On 2 May 1955, Italo Zannier announced the manifesto of Neorealist photography in Teatro della Ribalta in Bologna. The aesthetics of GFNF, usually focused on the sequence of images, as is well seen in the works by Gianni and Giuliano Borghesan, was attracted by the everyday peasant and workers' life. The world that reflected the self-comprehension of common people, earlier shown in Luigi Crocenzi's photo-works, gained its new image. Such aesthetics poetically proclaimed the «time being» and thus kept the idea of «beautiful photography».
In 1956, Crocenzi founded the Centre for the Culture of Photography (Centro per la Cultura nella Fotografia) in the town of Ferma. Many Italian photographers collaborated with the Centre.
In 1957, the first biennial of photography was held in Venice.
In 1961, Luigi Crocenzi curated the exhibition of Mario Giacomelli's (1925–2004) work Man, Woman and Love (Un Uomo Una Donna Un Amore). Giacomelli altered dramatically the Neorealist position, having enriched image with new dreamlike poetry (alike to what Federico Fellini had just started doing in cinema) and creating utmostly laconic photo-stories.

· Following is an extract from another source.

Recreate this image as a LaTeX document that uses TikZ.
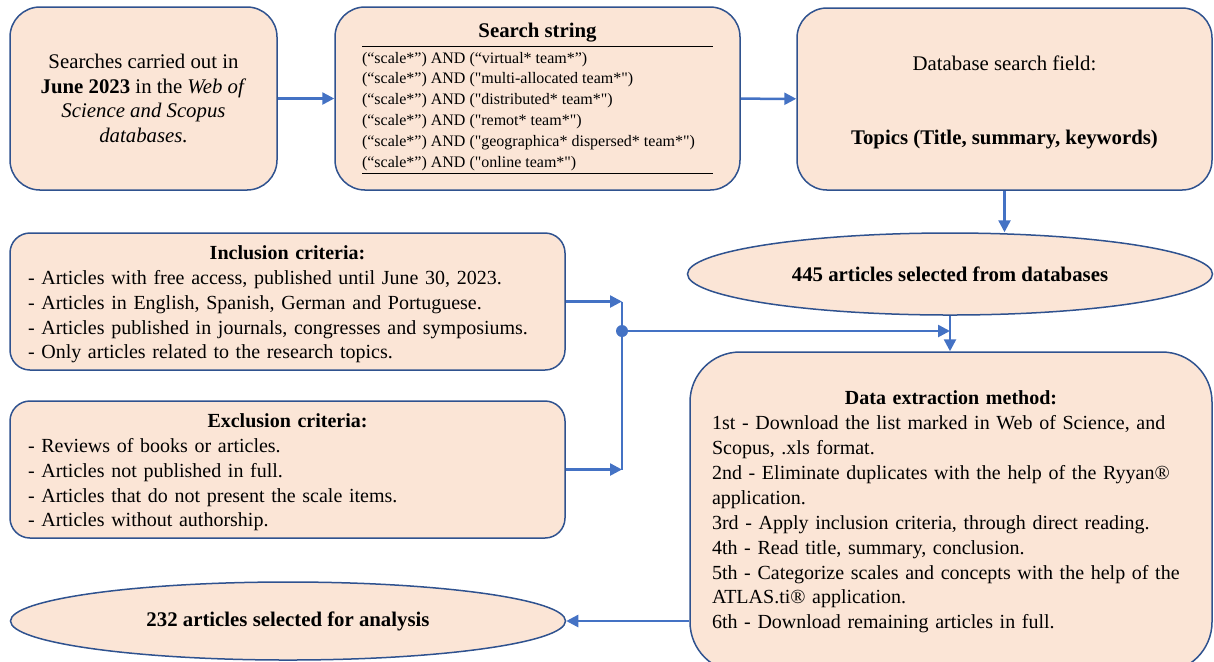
\documentclass[tikz,border=0pt]{standalone}
\usepackage{fontspec}
\setmainfont[Ligatures=TeXOff]{Liberation Serif}
\usetikzlibrary{arrows.meta,shapes.geometric}
\definecolor{boxfill}{HTML}{FBE5D6}
\definecolor{boxline}{HTML}{2F528F}
\definecolor{flow}{HTML}{4472C4}
\newcommand{\bodyfont}{\fontsize{10.4}{12.4}\selectfont}
\newcommand{\listfont}{\fontsize{10}{12.4}\selectfont}
\newcommand{\stepfont}{\fontsize{10}{12.45}\selectfont}
\newcommand{\smallfont}{\fontsize{8}{10.4}\selectfont}

\begin{document}
\begin{tikzpicture}[x=0.5pt,y=-0.5pt,
    box/.style={draw=boxline,fill=boxfill,line width=0.75pt,rounded corners=15pt,inner sep=0pt,font=\bodyfont},
    listbox/.style={box,font=\listfont,rounded corners=10pt,minimum width=277.5pt,minimum height=68.5pt,
      inner xsep=9pt,text width=259.5pt,align=left},
    oval/.style={draw=boxline,fill=boxfill,line width=0.75pt,ellipse,inner sep=0pt,font=\bodyfont\bfseries},
    flowline/.style={draw=flow,line width=1.25pt},
    flowarrow/.style={flowline,-{Triangle[length=6pt,width=6pt]}}]
  \useasboundingbox (0,0) rectangle (1214,661);
  % top row
  \node[box,minimum width=133.5pt,minimum height=91.5pt,align=center] (search) at (143.5,98.5)
    {Searches carried out in\\ \textbf{June 2023} in the \textit{Web of}\\ \textit{Science and Scopus}\\ \textit{databases.}};
  \node[box,minimum width=202.5pt,minimum height=91.5pt] (string) at (537.5,98.5)
    {\smallfont\begin{tabular}{@{}p{175.5pt}@{}}
      \multicolumn{1}{c}{\bodyfont\bfseries Search string\rule[-4.5pt]{0pt}{0pt}}\\ \hline
      \rule{0pt}{8pt}(“scale*”) AND (“virtual* team*”)\\
      (“scale*”) AND ("multi-allocated team*")\\
      (“scale*”) AND ("distributed* team*")\\
      (“scale*”) AND ("remot* team*")\\
      (“scale*”) AND ("geographica* dispersed* team*")\\
      (“scale*”) AND ("online team*")\\ \hline
    \end{tabular}};
  \node[box,minimum width=207.5pt,minimum height=91pt,align=center] (field) at (1004.5,99)
    {\rule{0pt}{11pt}Database search field:\\[24.8pt] \textbf{Topics (Title, summary, keywords)}};
  \node[oval,minimum width=262.5pt,minimum height=41pt] (hits) at (950,274)
    {445 articles selected from databases};
  % criteria
  \node[listbox] (incl) at (287.5,301.5)
    {\hfill\rule{0pt}{10pt}\textbf{Inclusion criteria:}\hfill\null\\%
     - Articles with free access, published until June 30, 2023.\\%
     - Articles in English, Spanish, German and Portuguese.\\%
     - Articles published in journals, congresses and symposiums.\\%
     - Only articles related to the research topics.};
  \node[listbox] (excl) at (287.5,469.5)
    {\hfill\rule{0pt}{10pt}\textbf{Exclusion criteria:}\hfill\null\\%
     - Reviews of books or articles.\\%
     - Articles not published in full.\\%
     - Articles that do not present the scale items.\\%
     - Articles without authorship.};
  \node[box,font=\stepfont,rounded corners=25pt,minimum width=261pt,minimum height=160pt,inner xsep=11pt,text width=239pt,align=left] (method) at (951,512)
    {\hfill\textbf{Data extraction method:}\hfill\null\\%
     1st - Download the list marked in Web of Science, and\\%
     Scopus, .xls format.\\%
     2nd - Eliminate duplicates with the help of the Ryyan®\\%
     application.\\%
     3rd - Apply inclusion criteria, through direct reading.\\%
     4th - Read title, summary, conclusion.\\%
     5th - Categorize scales and concepts with the help of the\\%
     ATLAS.ti® application.\\%
     6th - Download remaining articles in full.};
  \node[oval,minimum width=277.5pt,minimum height=39pt] (final) at (288,621)
    {232 articles selected for analysis};
  \coordinate (bus) at (622,331);
  \begin{scope}[flowarrow]
    \draw (search) -- (string);
    \draw (string) -- (field);
    \draw (field.south) -- (field.south |- hits.north);
    \draw (incl.east) -- (incl.east -| bus);
    \draw (excl.east) -- (excl.east -| bus);
    \draw (bus) -- (bus -| hits.south);
    \draw (hits.south) -- (hits.south |- method.north);
    \draw (method.west |- final.east) -- (final.east);
  \end{scope}
  \draw[flowline] (incl.east -| bus) -- (excl.east -| bus);
  \fill[flow] (bus) circle (3pt);
\end{tikzpicture}
\end{document}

In 1963 and 1964, Crocenzi collaborated with Alvaro Valentini, Toni Nicolini and Piero Berengo Gardin on photographic scenarios for the national television RAI. The works of important poets like E.Montale, D.Leopardi, D.Ungaretti and S.Quasimodo were «staged» with the photographs by Mario Giacomelli, Ugo Mulas, Toni Nicolini, Jean Dieusaide. With texts being recited by backstage voice, the eye of TV camera was sliding across the images. This was an attempt to create dialectical relationships between the visual (fixed image) and literary text.
In 1963–1964, Crocenzi made photographic illustrations for Lanfranco Colombo's books From the East (Ex Oriente) and Five Runes (Cinque rune). In 1967 he finished working on the book of photographs Milano, that comprised texts by Leonardo Vergani and photographs by Lanfranco Colombo, Toni Nicolini, Ferdinando Scianna and Diego Birelli.
Photo-stories by Luigi Crocenzi, GFNF members' works, Mario Giacomelli's photographic narrations are the main objects of this exhibition presenting Neorealism in photography.